Iranian Supreme Leader Ayatollah Ali Khamenei said Iran won't accept a final nuclear agreement unless it allows all sanctions to be dropped immediately. That prompted the State Department to say that's not what's in the deal. Image: AP

The public dispute started when Iranian Supreme Leader Ayatollah Ali Khamenei insisted that all sanctions against Iran would have to be lifted as soon as any final agreement is signed.

"All sanctions should be removed when the deal is signed. If the sanctions removal depends on other processes, then why did we start the negotiations?" Khamenei said, according to Reuters.

Khamenei also said the "fact sheet" on the agreement that the U.S. side put out last week was "wrong" about almost everything it described.

"Americans put out a statement just a few hours after our negotiators finished their talks...this statement, which they called a 'fact sheet', was wrong on most of the issues," he said.

Additionally, he said Iran would not allow any of its military sites to be subject to inspections under the agreement.

All of those points are the complete opposite of how the Obama administration has described the status of the talks so far. The U.S. says Iran has agreed that sanctions will only be removed as Iran phases in the agreement, and that international inspectors will be able to request access to any site in Iran to ensure it lives up to its commitment to scale back its enrichment activities.

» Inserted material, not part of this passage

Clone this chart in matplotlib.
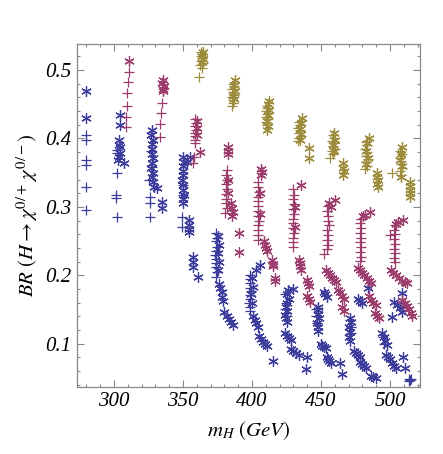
import matplotlib
matplotlib.use('Agg')
import matplotlib.pyplot as plt
from matplotlib.ticker import MultipleLocator

plt.rcParams['mathtext.fontset'] = 'stix'

BLUE = '#3c3c9c'
MAGENTA = '#9c3c6c'
OLIVE = '#9c8c3c'

# (m_H, BR) points
blue_plus = [
    (279.7, 0.405), (279.7, 0.398), (279.7, 0.369), (279.7, 0.361), (279.7, 0.329), (279.7, 0.296),
    (301.8, 0.383), (301.8, 0.379), (302.2, 0.350), (301.5, 0.318), (301.5, 0.313), (302.2, 0.285),
    (325.5, 0.339), (326.0, 0.315), (326.0, 0.306), (326.0, 0.285), (327.0, 0.382), (327.2, 0.358),
    (349.3, 0.285), (349.3, 0.271), (349.8, 0.332), (350.2, 0.318),
    (374.0, 0.262), (374.5, 0.255), (373.7, 0.250), (374.3, 0.242), (374.0, 0.236), (373.5, 0.230),
    (374.2, 0.224), (374.0, 0.218), (373.7, 0.212), (374.4, 0.205), (374.0, 0.198),
    (398.3, 0.200), (398.8, 0.195), (398.5, 0.188), (398.2, 0.182), (398.9, 0.177), (398.4, 0.171),
    (398.6, 0.165), (398.1, 0.160), (398.7, 0.154), (398.3, 0.148),
    (424.0, 0.172), (424.5, 0.160), (424.0, 0.150), (425.0, 0.140),
    (446.0, 0.150), (446.5, 0.140), (447.0, 0.130),
    (471.0, 0.135), (471.5, 0.125), (472.0, 0.115),
    (495.0, 0.110), (495.5, 0.100),
    (513.5, 0.049), (514.5, 0.047), (515.5, 0.049), (514.0, 0.045),
]
blue_star = [
    (280.0, 0.469), (280.0, 0.430),
    (304.3, 0.434), (304.3, 0.420), (303.5, 0.398), (303.5, 0.391), (304.0, 0.388), (304.5, 0.379),
    (303.8, 0.373), (303.0, 0.369), (307.0, 0.364),
    (327.5, 0.412), (327.0, 0.405), (328.0, 0.398), (327.3, 0.392), (327.8, 0.385), (327.2, 0.378),
    (328.0, 0.371), (327.5, 0.364), (327.0, 0.357), (328.2, 0.350), (327.6, 0.343), (328.5, 0.336),
    (329.0, 0.329), (331.0, 0.328), (334.5, 0.307), (334.5, 0.299),
    (350.0, 0.373), (350.5, 0.366), (349.8, 0.360), (350.3, 0.353), (350.0, 0.346), (349.5, 0.339),
    (350.2, 0.332), (349.8, 0.325), (350.4, 0.318), (349.7, 0.312), (350.0, 0.306), (355.0, 0.373),
    (352.5, 0.365), (354.0, 0.281), (354.3, 0.274), (354.0, 0.268), (354.5, 0.263),
    (357.0, 0.227), (357.3, 0.220), (357.0, 0.212), (360.5, 0.198),
    (375.5, 0.258), (375.8, 0.245), (375.3, 0.233), (375.8, 0.220), (375.5, 0.208), (376.0, 0.187),
    (377.0, 0.181), (378.0, 0.175), (378.5, 0.168), (379.0, 0.163), (380.0, 0.146), (381.5, 0.141),
    (383.0, 0.136), (384.5, 0.131), (386.0, 0.127),
    (405.8, 0.215), (403.0, 0.208), (400.0, 0.196), (400.5, 0.183), (399.5, 0.172), (400.0, 0.160),
    (401.0, 0.140), (402.0, 0.135), (403.0, 0.130), (404.5, 0.125), (405.0, 0.111), (406.5, 0.107),
    (408.0, 0.103), (409.5, 0.099), (411.0, 0.096), (415.2, 0.074),
    (429.7, 0.180), (426.0, 0.178), (425.5, 0.172), (426.5, 0.166), (425.0, 0.160), (424.5, 0.154),
    (425.0, 0.148), (424.0, 0.142), (424.5, 0.137), (425.0, 0.132), (424.0, 0.115), (425.5, 0.111),
    (427.0, 0.108), (428.5, 0.106), (428.0, 0.092), (430.0, 0.089), (432.0, 0.086), (434.0, 0.083),
    (439.5, 0.080), (439.0, 0.063),
    (452.0, 0.176), (453.0, 0.172), (454.5, 0.168), (447.8, 0.154), (448.0, 0.149), (447.5, 0.143),
    (448.5, 0.137), (447.0, 0.130), (448.0, 0.124), (447.5, 0.118), (450.0, 0.100), (451.0, 0.097),
    (452.0, 0.095), (453.5, 0.093), (454.0, 0.080), (455.0, 0.077), (456.0, 0.074), (457.0, 0.072),
    (463.8, 0.072), (465.2, 0.055),
    (484.0, 0.181), (477.0, 0.166), (478.5, 0.162), (480.0, 0.160), (471.0, 0.138), (471.5, 0.131),
    (470.5, 0.124), (471.0, 0.117), (470.5, 0.110), (471.0, 0.104), (474.0, 0.090), (475.5, 0.086),
    (477.0, 0.083), (478.5, 0.081), (478.0, 0.073), (479.5, 0.070), (481.0, 0.067), (482.5, 0.064),
    (486.0, 0.053), (488.0, 0.051), (490.0, 0.050),
    (508.7, 0.174), (503.0, 0.161), (505.0, 0.157), (507.0, 0.152), (508.5, 0.147), (501.4, 0.139),
    (494.5, 0.116), (495.5, 0.110), (496.5, 0.104), (497.5, 0.098), (497.0, 0.084), (498.5, 0.081),
    (500.0, 0.078), (501.5, 0.072), (503.0, 0.068), (504.5, 0.065), (509.4, 0.080), (510.9, 0.065),
]

magenta_plus = [
    (310.5, 0.497), (310.1, 0.482), (309.7, 0.466), (309.3, 0.447), (308.9, 0.431), (308.5, 0.417),
    (334.5, 0.452), (334.0, 0.437), (333.5, 0.421), (333.0, 0.402),
    (359.0, 0.428), (359.5, 0.423), (358.8, 0.418), (359.3, 0.413), (358.5, 0.408), (359.0, 0.403),
    (358.7, 0.398), (358.3, 0.393), (357.8, 0.373), (357.5, 0.364),
    (381.5, 0.354), (381.0, 0.347), (381.8, 0.340), (381.2, 0.333), (381.5, 0.326), (380.8, 0.319),
    (381.3, 0.312), (381.0, 0.305), (381.5, 0.298), (380.5, 0.291),
    (404.5, 0.336), (404.0, 0.329), (404.8, 0.322), (404.2, 0.315), (404.5, 0.308), (404.0, 0.301),
    (404.6, 0.294), (404.2, 0.287), (404.8, 0.280), (404.3, 0.273), (404.5, 0.266), (404.0, 0.259),
    (404.5, 0.252),
    (430.0, 0.326), (430.5, 0.318), (429.5, 0.311), (430.2, 0.304), (429.8, 0.297), (430.5, 0.290),
    (429.5, 0.283), (430.0, 0.276), (429.6, 0.269), (430.3, 0.262), (429.8, 0.255), (430.0, 0.248),
    (429.5, 0.241),
    (455.0, 0.301), (454.5, 0.294), (455.3, 0.287), (454.8, 0.280), (455.5, 0.273), (454.3, 0.266),
    (455.0, 0.259), (454.5, 0.252), (455.2, 0.245), (454.6, 0.238), (451.8, 0.231),
    (479.0, 0.283), (478.5, 0.276), (479.3, 0.269), (478.6, 0.262), (479.0, 0.255), (478.2, 0.248),
    (479.2, 0.241), (478.5, 0.234), (478.8, 0.227), (478.3, 0.221),
    (503.5, 0.273), (503.0, 0.266), (503.8, 0.260), (500.0, 0.259), (503.2, 0.253), (503.6, 0.246),
    (503.0, 0.239), (503.5, 0.232), (503.2, 0.225), (503.6, 0.219),
]
magenta_star = [
    (311.0, 0.513),
    (335.5, 0.486), (335.0, 0.481), (336.0, 0.477), (335.3, 0.473), (335.8, 0.470),
    (360.0, 0.425), (359.8, 0.415), (360.2, 0.405), (362.5, 0.380),
    (382.5, 0.387), (382.8, 0.382), (382.3, 0.377), (382.5, 0.340), (382.8, 0.320), (385.0, 0.306),
    (385.5, 0.299), (386.0, 0.292), (385.5, 0.286), (390.5, 0.262), (390.5, 0.234),
    (406.5, 0.356), (407.0, 0.351), (406.8, 0.346), (405.5, 0.320), (405.5, 0.290), (409.0, 0.250),
    (409.5, 0.245), (410.0, 0.240), (410.5, 0.236), (414.5, 0.222), (415.0, 0.217), (415.5, 0.213),
    (416.5, 0.196), (417.0, 0.191),
    (435.5, 0.332), (431.0, 0.300), (431.0, 0.270), (434.0, 0.223), (434.5, 0.218), (435.0, 0.213),
    (435.5, 0.208), (439.5, 0.193), (440.5, 0.189), (441.5, 0.185), (440.0, 0.169), (441.0, 0.165),
    (442.0, 0.161),
    (460.0, 0.310), (456.0, 0.305), (457.0, 0.300), (453.5, 0.208), (455.0, 0.204), (456.5, 0.200),
    (458.0, 0.196), (459.5, 0.193), (461.0, 0.190), (462.0, 0.179), (463.5, 0.175), (465.0, 0.170),
    (466.5, 0.165), (465.5, 0.153), (466.5, 0.148),
    (485.5, 0.293), (482.0, 0.288), (480.5, 0.286), (477.0, 0.211), (478.5, 0.207), (480.0, 0.204),
    (481.5, 0.200), (483.0, 0.196), (484.5, 0.192), (486.0, 0.189), (485.0, 0.169), (486.5, 0.164),
    (488.0, 0.160), (489.5, 0.156), (489.0, 0.145), (490.5, 0.141), (492.0, 0.137),
    (509.4, 0.281), (506.0, 0.278), (504.5, 0.275), (500.5, 0.208), (502.5, 0.204), (504.5, 0.200),
    (506.5, 0.196), (508.5, 0.192), (510.5, 0.190), (512.5, 0.189), (509.0, 0.164), (510.5, 0.160),
    (512.0, 0.155), (513.5, 0.150), (515.0, 0.145), (516.0, 0.140),
]

olive_plus = [
    (363.0, 0.527), (364.0, 0.524), (362.8, 0.520), (363.8, 0.517), (363.2, 0.513), (364.2, 0.510),
    (362.6, 0.507), (363.5, 0.503), (361.7, 0.490),
    (386.0, 0.480), (386.8, 0.476), (385.6, 0.472), (386.4, 0.468), (387.0, 0.464), (385.8, 0.460),
    (386.5, 0.456), (386.0, 0.452), (385.8, 0.447),
    (410.5, 0.448), (411.2, 0.444), (410.0, 0.440), (411.0, 0.436), (410.4, 0.432), (411.4, 0.428),
    (410.2, 0.424), (410.8, 0.420),
    (434.0, 0.424), (435.0, 0.420), (433.5, 0.416), (434.6, 0.412), (433.8, 0.408), (435.2, 0.404),
    (434.2, 0.400), (433.6, 0.396),
    (458.5, 0.405), (459.5, 0.401), (458.0, 0.397), (459.2, 0.393), (458.6, 0.389), (459.8, 0.385),
    (458.3, 0.381), (459.0, 0.377), (456.5, 0.371),
    (482.5, 0.395), (483.5, 0.390), (482.0, 0.385), (483.2, 0.380), (482.6, 0.375), (483.8, 0.370),
    (482.3, 0.365), (483.0, 0.360), (481.8, 0.356),
    (507.5, 0.382), (508.5, 0.377), (507.0, 0.372), (508.2, 0.367), (507.6, 0.362), (508.8, 0.357),
    (507.3, 0.352), (508.0, 0.347), (501.4, 0.350),
]
olive_star = [
    (364.5, 0.526), (363.8, 0.521), (364.8, 0.516), (364.0, 0.512),
    (387.5, 0.485), (386.8, 0.478), (387.5, 0.470), (386.2, 0.462), (387.2, 0.458),
    (412.0, 0.455), (411.5, 0.450), (412.0, 0.442), (411.8, 0.434), (411.0, 0.426), (411.6, 0.418),
    (410.8, 0.413),
    (436.0, 0.430), (435.5, 0.422), (434.8, 0.414), (435.8, 0.406), (434.5, 0.398), (441.3, 0.386),
    (441.3, 0.371),
    (459.5, 0.408), (460.0, 0.398), (458.8, 0.390), (459.6, 0.382), (466.0, 0.364), (466.0, 0.357),
    (466.5, 0.352), (465.8, 0.347),
    (484.8, 0.401), (483.5, 0.393), (482.8, 0.382), (483.8, 0.372), (482.5, 0.362), (490.6, 0.350),
    (490.3, 0.344), (491.0, 0.339), (490.5, 0.333), (491.2, 0.329),
    (508.7, 0.388), (508.0, 0.378), (507.5, 0.368), (508.5, 0.360), (507.8, 0.344), (514.5, 0.336),
    (514.2, 0.330), (514.8, 0.325), (514.3, 0.320), (514.6, 0.315),
]

STAR = (6, 2, 0)


def draw(ax, points, marker, color):
    xs = [p[0] for p in points]
    ys = [p[1] for p in points]
    ax.plot(xs, ys, ls='none', marker=marker, color=color, ms=7.5, mew=0.9)


fig = plt.figure(figsize=(4.43, 4.54), dpi=100)
ax = fig.add_axes([0.174, 0.148, 0.774, 0.755])

for pts, mk, col in [(blue_plus, '+', BLUE), (blue_star, STAR, BLUE),
                     (magenta_plus, '+', MAGENTA), (magenta_star, STAR, MAGENTA),
                     (olive_plus, '+', OLIVE), (olive_star, STAR, OLIVE)]:
    draw(ax, pts, mk, col)

ax.set_xlim(273.2, 521.7)
ax.set_ylim(0.037, 0.538)

ax.xaxis.set_major_locator(MultipleLocator(50))
ax.xaxis.set_minor_locator(MultipleLocator(10))
ax.yaxis.set_major_locator(MultipleLocator(0.1))
ax.yaxis.set_minor_locator(MultipleLocator(0.02))
ax.tick_params(which='both', direction='in', top=True, right=True, color='#888888', width=0.8)
ax.tick_params(which='major', length=5, pad=4)
ax.tick_params(which='minor', length=2.5)
for spine in ax.spines.values():
    spine.set_color('#888888')
    spine.set_linewidth(0.9)

for lab in ax.get_xticklabels() + ax.get_yticklabels():
    lab.set_family('Liberation Serif')
    lab.set_style('italic')
    lab.set_fontsize(15)

ax.set_xlabel(r'$m_H\ (GeV)$', fontsize=15, labelpad=6)
ax.set_ylabel(r'$BR\ (H \rightarrow \chi^{0/+}\,\chi^{0/-})$', fontsize=15, labelpad=4)

fig.savefig('out.png', dpi=100)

When asked Thursday if Khamenei was wrong about the deal, State Department spokesman Jeff Rathke said he wouldn't comment on "every public statement made by Iranian officials," an apparent signal that he also wouldn't comment on Khamenei's specific statement either.

"Sanctions will be suspended in a phased manner upon verification that Iran has met specific commitments under a finalized joint comprehensive plan of action," he said.

Rathke said that while the fact sheet on the deal that the U.S. released last week was not itself a negotiated document, it reflects the U.S. understanding of the status of the talks. "That fact sheet reflects the understanding we achieved in Lausanne," he said.

It's possible that Iran is making public statements about the agreement that aren't true in a show of strength for a domestic audience. But still, the lack of a single agreed text at this point in the talks has made it impossible to say for sure which side is right and which is wrong.

The U.S. fact sheet only contributed to that confusion, since Iran has indicated it doesn't agree with the wording of that information. And in a sign of possible trouble down the road, Rathke refused to tell reporters that a final agreement would be released in the form of a text that all parties to the talks can support.

"I'm not going to speak to the final shape and form of the agreement," Rathke said.

Iranian President Hassan Rouhani has also raised suspicions about the deal, by claiming that Iran got the upper hand in the talks.

"Our goal in the talks is to preserve our nation's nuclear rights," he said, according to Reuters. "We want an outcome that will be in everyone's benefit. The Iranian nation has been and will be the victor in the negotiations."